● **Records from a data collection**

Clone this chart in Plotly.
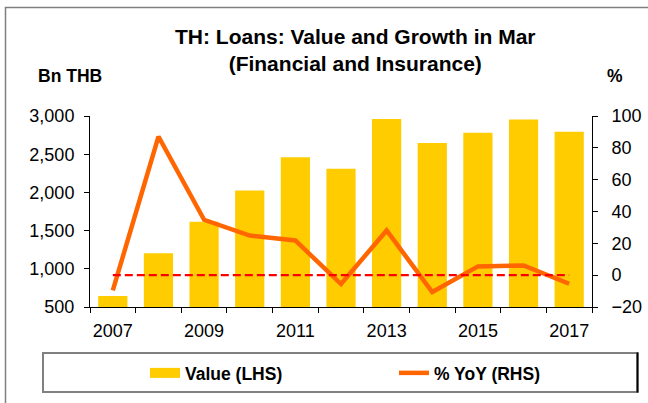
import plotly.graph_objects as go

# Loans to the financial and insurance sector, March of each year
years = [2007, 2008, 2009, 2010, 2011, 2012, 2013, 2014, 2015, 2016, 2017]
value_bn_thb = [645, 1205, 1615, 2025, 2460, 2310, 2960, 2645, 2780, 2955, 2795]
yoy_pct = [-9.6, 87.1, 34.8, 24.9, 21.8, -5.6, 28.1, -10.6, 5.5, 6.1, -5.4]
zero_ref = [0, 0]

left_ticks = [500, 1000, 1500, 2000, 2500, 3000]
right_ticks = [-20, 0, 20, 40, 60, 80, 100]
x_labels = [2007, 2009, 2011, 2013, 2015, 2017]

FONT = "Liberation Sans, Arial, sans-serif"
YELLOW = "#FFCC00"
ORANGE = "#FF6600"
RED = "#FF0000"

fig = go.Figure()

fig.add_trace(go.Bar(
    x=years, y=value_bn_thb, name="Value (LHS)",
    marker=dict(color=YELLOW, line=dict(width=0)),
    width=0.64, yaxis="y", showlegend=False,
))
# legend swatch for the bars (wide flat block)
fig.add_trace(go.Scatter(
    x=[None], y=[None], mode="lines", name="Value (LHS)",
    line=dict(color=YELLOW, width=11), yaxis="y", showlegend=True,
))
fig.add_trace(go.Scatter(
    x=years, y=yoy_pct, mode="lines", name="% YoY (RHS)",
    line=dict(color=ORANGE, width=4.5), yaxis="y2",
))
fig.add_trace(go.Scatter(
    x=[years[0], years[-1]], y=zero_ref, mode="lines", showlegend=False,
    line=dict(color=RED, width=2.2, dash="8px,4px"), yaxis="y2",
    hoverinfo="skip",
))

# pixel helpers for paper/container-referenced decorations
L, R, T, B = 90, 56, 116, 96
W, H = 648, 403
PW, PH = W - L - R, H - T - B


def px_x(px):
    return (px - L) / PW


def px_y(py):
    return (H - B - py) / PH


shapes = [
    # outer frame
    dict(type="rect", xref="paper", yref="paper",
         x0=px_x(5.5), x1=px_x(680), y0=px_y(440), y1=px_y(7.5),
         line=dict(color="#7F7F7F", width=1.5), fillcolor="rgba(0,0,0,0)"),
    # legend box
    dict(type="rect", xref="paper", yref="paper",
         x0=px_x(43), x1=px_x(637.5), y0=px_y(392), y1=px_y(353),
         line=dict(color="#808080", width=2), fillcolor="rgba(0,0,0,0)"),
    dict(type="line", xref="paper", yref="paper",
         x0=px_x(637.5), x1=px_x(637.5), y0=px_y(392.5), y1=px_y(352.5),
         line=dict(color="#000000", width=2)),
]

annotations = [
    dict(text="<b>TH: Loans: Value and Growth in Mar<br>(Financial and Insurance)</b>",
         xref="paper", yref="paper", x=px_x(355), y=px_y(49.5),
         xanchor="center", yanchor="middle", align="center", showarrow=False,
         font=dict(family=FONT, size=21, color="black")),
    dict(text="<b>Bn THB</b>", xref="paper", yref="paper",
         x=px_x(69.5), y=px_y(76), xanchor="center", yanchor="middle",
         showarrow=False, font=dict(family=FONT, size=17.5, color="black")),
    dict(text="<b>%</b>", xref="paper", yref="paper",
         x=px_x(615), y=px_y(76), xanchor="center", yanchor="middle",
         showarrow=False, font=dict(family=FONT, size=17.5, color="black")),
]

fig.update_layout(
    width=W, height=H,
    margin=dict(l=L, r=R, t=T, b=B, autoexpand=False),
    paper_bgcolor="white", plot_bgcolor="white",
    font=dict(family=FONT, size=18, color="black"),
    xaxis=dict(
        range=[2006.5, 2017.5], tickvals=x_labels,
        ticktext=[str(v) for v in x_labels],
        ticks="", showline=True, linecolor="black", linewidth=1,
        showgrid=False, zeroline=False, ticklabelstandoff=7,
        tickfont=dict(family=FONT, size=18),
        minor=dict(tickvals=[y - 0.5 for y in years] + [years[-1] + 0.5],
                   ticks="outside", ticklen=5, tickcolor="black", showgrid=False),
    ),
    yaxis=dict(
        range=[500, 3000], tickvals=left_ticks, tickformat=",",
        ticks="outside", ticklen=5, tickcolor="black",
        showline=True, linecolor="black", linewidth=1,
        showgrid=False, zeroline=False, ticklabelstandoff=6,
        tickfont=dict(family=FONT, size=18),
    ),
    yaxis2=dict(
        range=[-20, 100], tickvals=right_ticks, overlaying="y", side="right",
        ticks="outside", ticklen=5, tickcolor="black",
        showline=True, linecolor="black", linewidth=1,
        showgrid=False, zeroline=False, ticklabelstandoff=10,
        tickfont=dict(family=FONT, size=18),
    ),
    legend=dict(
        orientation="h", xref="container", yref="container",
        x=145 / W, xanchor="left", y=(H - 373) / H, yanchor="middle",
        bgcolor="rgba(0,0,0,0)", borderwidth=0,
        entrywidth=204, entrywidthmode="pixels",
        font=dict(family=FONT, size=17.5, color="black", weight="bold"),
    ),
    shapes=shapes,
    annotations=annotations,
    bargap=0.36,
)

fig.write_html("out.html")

---

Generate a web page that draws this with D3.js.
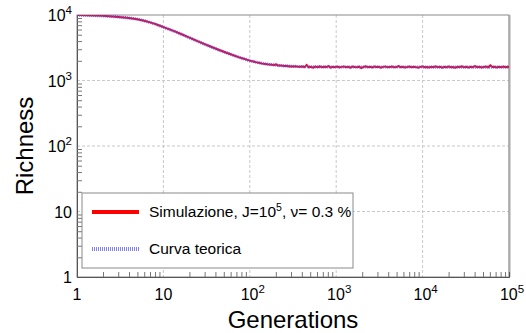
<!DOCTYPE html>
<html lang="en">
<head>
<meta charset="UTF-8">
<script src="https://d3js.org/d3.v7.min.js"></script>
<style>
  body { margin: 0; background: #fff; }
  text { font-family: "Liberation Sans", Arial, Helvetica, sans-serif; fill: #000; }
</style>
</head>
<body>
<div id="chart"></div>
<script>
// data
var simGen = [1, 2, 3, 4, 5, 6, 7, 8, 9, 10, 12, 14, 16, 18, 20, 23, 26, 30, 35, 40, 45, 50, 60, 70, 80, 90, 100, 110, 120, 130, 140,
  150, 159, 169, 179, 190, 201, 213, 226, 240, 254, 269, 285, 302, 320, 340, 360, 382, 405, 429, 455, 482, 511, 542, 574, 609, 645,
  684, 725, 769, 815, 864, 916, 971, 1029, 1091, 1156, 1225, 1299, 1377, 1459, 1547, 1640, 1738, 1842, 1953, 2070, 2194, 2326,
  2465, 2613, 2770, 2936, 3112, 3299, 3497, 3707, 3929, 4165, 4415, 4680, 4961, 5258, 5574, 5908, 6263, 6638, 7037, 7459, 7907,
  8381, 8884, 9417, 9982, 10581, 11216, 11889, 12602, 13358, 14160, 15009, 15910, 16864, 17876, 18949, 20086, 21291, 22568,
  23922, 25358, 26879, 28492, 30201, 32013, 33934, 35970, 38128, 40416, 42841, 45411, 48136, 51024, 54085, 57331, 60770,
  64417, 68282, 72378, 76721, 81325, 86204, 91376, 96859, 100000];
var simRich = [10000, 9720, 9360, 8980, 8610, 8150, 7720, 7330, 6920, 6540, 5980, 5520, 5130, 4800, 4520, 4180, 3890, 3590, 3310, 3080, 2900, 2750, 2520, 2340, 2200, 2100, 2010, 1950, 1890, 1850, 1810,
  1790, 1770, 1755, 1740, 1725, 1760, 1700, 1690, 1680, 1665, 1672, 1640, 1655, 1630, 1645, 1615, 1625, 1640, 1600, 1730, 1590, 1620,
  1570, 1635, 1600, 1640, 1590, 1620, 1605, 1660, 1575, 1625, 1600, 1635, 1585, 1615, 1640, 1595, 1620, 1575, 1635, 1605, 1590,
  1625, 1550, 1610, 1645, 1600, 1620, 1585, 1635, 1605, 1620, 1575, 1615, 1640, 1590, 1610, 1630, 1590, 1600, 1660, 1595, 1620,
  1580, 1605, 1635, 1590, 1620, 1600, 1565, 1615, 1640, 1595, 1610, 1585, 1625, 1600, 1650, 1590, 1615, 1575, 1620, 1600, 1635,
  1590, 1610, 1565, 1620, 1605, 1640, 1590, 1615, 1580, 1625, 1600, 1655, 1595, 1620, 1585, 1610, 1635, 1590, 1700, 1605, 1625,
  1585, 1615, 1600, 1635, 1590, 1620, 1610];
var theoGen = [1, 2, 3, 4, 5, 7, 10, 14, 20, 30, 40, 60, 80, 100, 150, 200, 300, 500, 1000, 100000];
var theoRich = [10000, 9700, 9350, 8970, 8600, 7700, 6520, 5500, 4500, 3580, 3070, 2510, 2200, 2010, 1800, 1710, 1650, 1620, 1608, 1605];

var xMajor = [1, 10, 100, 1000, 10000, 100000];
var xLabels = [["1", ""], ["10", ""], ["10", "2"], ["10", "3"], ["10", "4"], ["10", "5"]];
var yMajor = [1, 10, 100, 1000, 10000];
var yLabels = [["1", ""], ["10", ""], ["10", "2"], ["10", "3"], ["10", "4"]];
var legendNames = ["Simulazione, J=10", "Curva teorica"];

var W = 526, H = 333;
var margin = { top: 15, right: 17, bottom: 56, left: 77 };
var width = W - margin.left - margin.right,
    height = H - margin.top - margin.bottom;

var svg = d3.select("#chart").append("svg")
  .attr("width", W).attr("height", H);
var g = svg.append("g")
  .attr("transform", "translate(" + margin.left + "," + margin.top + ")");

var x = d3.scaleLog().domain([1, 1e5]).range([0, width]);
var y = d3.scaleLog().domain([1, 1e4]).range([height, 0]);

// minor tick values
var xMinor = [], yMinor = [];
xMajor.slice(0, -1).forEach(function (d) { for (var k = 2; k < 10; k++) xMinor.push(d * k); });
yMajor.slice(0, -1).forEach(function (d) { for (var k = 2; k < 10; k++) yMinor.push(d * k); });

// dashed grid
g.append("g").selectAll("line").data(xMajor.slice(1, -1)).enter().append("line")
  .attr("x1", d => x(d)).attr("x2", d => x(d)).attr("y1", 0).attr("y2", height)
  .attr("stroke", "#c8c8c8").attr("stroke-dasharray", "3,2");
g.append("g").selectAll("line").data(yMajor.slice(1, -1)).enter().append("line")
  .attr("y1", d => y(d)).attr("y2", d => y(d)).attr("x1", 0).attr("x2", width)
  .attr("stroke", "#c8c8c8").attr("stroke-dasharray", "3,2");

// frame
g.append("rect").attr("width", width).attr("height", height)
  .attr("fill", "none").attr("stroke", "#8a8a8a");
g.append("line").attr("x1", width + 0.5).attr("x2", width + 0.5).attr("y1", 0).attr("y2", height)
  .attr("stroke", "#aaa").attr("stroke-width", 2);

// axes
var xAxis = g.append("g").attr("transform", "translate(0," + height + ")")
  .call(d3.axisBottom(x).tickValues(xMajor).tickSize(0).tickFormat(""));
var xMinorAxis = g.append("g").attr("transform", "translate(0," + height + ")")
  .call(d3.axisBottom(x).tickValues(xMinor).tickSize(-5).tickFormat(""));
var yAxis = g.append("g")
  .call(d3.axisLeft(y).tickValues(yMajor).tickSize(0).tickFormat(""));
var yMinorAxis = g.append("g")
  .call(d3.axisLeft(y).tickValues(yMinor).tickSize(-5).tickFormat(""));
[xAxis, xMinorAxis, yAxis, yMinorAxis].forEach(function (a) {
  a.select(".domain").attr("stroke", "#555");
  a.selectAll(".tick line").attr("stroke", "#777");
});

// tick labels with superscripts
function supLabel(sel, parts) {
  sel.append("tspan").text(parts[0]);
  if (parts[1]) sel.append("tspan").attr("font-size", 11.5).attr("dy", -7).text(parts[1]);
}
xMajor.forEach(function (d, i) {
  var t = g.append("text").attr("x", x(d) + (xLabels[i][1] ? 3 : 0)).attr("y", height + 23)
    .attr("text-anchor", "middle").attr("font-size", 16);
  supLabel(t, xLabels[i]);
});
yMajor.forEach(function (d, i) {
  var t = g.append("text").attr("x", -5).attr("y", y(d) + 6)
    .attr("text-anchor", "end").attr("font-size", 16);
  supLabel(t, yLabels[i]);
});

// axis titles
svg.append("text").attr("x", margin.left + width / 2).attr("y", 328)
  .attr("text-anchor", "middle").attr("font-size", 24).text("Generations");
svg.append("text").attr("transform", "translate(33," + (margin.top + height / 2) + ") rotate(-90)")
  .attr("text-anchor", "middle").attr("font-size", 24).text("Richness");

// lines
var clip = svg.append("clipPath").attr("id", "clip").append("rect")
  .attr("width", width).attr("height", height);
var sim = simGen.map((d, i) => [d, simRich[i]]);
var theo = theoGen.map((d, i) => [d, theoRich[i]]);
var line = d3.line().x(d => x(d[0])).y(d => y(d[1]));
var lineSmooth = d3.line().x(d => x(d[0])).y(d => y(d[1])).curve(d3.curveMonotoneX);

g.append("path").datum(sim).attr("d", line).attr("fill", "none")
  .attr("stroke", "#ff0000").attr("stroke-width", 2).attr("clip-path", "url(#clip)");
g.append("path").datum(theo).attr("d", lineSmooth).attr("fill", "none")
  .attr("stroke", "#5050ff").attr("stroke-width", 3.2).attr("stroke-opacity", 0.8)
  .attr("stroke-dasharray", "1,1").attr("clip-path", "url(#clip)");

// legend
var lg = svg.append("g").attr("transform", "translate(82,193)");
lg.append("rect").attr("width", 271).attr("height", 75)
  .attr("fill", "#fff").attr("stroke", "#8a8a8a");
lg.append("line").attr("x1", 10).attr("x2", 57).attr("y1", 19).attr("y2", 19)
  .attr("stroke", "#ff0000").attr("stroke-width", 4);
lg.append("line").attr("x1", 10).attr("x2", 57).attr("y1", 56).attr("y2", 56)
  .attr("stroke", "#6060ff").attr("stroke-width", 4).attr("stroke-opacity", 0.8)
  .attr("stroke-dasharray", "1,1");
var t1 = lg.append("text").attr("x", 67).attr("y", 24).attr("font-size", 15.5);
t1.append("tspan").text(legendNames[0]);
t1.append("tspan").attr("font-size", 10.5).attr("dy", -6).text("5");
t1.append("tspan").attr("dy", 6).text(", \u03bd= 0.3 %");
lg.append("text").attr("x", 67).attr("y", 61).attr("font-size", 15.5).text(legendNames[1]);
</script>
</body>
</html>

● **WHAT IS BEING ASKED**
Within the listing above, extract exactly the lines that run from the one containing "Clone this chart in Plotly." through the one containing "fig = go.Figure()", excluding any pictures.

● **EXPECTED ANSWER**
Clone this chart in Plotly.
import plotly.graph_objects as go

# Loans to the financial and insurance sector, March of each year
years = [2007, 2008, 2009, 2010, 2011, 2012, 2013, 2014, 2015, 2016, 2017]
value_bn_thb = [645, 1205, 1615, 2025, 2460, 2310, 2960, 2645, 2780, 2955, 2795]
yoy_pct = [-9.6, 87.1, 34.8, 24.9, 21.8, -5.6, 28.1, -10.6, 5.5, 6.1, -5.4]
zero_ref = [0, 0]

left_ticks = [500, 1000, 1500, 2000, 2500, 3000]
right_ticks = [-20, 0, 20, 40, 60, 80, 100]
x_labels = [2007, 2009, 2011, 2013, 2015, 2017]

FONT = "Liberation Sans, Arial, sans-serif"
YELLOW = "#FFCC00"
ORANGE = "#FF6600"
RED = "#FF0000"

fig = go.Figure()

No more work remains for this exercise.